» **EXERCISE INSTRUCTIONS**: Skip the pictures and quote all of the lines exactly.

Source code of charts
####################

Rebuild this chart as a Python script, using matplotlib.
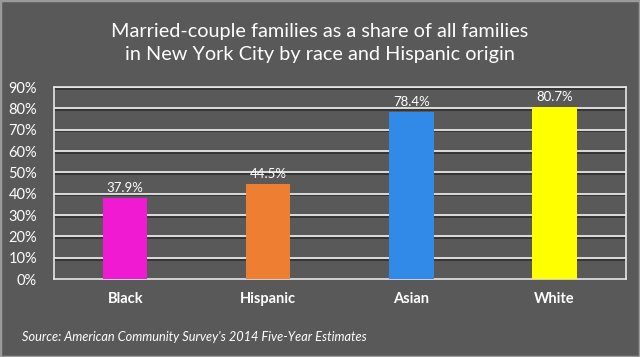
import matplotlib
matplotlib.use("Agg")
import matplotlib.pyplot as plt
import matplotlib.patheffects as pe

categories = ["Black", "Hispanic", "Asian", "White"]
values = [37.9, 44.5, 78.4, 80.7]
colors = ["#f01ad2", "#ee7f32", "#328ae8", "#ffff00"]
yticks = [0, 10, 20, 30, 40, 50, 60, 70, 80, 90]
title = "Married-couple families as a share of all families\nin New York City by race and Hispanic origin"
source = "Source: American Community Survey's 2014 Five-Year Estimates"

plt.rcParams['font.family'] = ['Lato', 'DejaVu Sans']
bg = "#595959"
fig = plt.figure(figsize=(6.4, 3.57), dpi=100, facecolor=bg)
fig.patches.append(plt.Rectangle((0, 0), 1, 1, transform=fig.transFigure,
                                 fill=False, edgecolor="#9a9a9a", lw=2.5))
ax = fig.add_axes([0.084, 0.218, 0.894, 0.538])
ax.set_facecolor(bg)
x = list(range(len(categories)))
ax.set_xlim(-0.5, 3.5)
ax.set_ylim(0, 90)
for t in yticks[1:]:
    ax.axhline(t, color="#e6e6e6", lw=1.3, zorder=1,
               path_effects=[pe.SimpleLineShadow(offset=(0, -1.2), shadow_color="#2a2a2a", alpha=0.8), pe.Normal()])
ax.bar(x, values, width=0.31, color=colors, zorder=3)
for xi, v in zip(x, values):
    ax.text(xi, v + 2.0, f"{v:.1f}%", ha="center", va="bottom", color="white", fontsize=9.5)
ax.set_yticks(yticks)
ax.set_yticklabels([f"{t}%" for t in yticks], color="white", fontsize=10.5)
ax.set_xticks(x)
ax.set_xticklabels(categories, color="white", fontsize=10.5, fontweight="bold")
ax.tick_params(axis="y", length=0, pad=12)
ax.tick_params(axis="x", length=0, pad=9)
for s in ax.spines.values():
    s.set_color("#e6e6e6")
    s.set_linewidth(1.2)
fig.text(0.5, 0.88, title, ha="center", va="center", color="white", fontsize=14.3, linespacing=1.4)
fig.text(0.034, 0.057, source, ha="left", va="center", color="white", fontsize=9.2, style="italic")
fig.savefig("out.png", dpi=100, facecolor=bg)
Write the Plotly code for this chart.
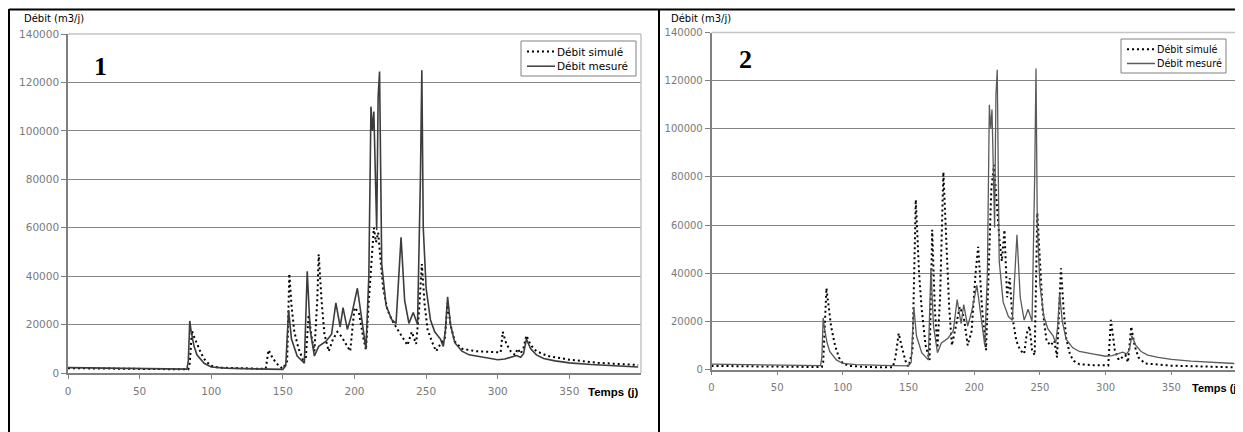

####################

» **TASK RESPONSE**:
Rebuild this chart as a Python script, using matplotlib.
import matplotlib
matplotlib.use("Agg")
import matplotlib.pyplot as plt
import matplotlib.patheffects as pe

categories = ["Black", "Hispanic", "Asian", "White"]
values = [37.9, 44.5, 78.4, 80.7]
colors = ["#f01ad2", "#ee7f32", "#328ae8", "#ffff00"]
yticks = [0, 10, 20, 30, 40, 50, 60, 70, 80, 90]
title = "Married-couple families as a share of all families\nin New York City by race and Hispanic origin"
source = "Source: American Community Survey's 2014 Five-Year Estimates"

plt.rcParams['font.family'] = ['Lato', 'DejaVu Sans']
bg = "#595959"
fig = plt.figure(figsize=(6.4, 3.57), dpi=100, facecolor=bg)
fig.patches.append(plt.Rectangle((0, 0), 1, 1, transform=fig.transFigure,
                                 fill=False, edgecolor="#9a9a9a", lw=2.5))
ax = fig.add_axes([0.084, 0.218, 0.894, 0.538])
ax.set_facecolor(bg)
x = list(range(len(categories)))
ax.set_xlim(-0.5, 3.5)
ax.set_ylim(0, 90)
for t in yticks[1:]:
    ax.axhline(t, color="#e6e6e6", lw=1.3, zorder=1,
               path_effects=[pe.SimpleLineShadow(offset=(0, -1.2), shadow_color="#2a2a2a", alpha=0.8), pe.Normal()])
ax.bar(x, values, width=0.31, color=colors, zorder=3)
for xi, v in zip(x, values):
    ax.text(xi, v + 2.0, f"{v:.1f}%", ha="center", va="bottom", color="white", fontsize=9.5)
ax.set_yticks(yticks)
ax.set_yticklabels([f"{t}%" for t in yticks], color="white", fontsize=10.5)
ax.set_xticks(x)
ax.set_xticklabels(categories, color="white", fontsize=10.5, fontweight="bold")
ax.tick_params(axis="y", length=0, pad=12)
ax.tick_params(axis="x", length=0, pad=9)
for s in ax.spines.values():
    s.set_color("#e6e6e6")
    s.set_linewidth(1.2)
fig.text(0.5, 0.88, title, ha="center", va="center", color="white", fontsize=14.3, linespacing=1.4)
fig.text(0.034, 0.057, source, ha="left", va="center", color="white", fontsize=9.2, style="italic")
fig.savefig("out.png", dpi=100, facecolor=bg)
Write the Plotly code for this chart.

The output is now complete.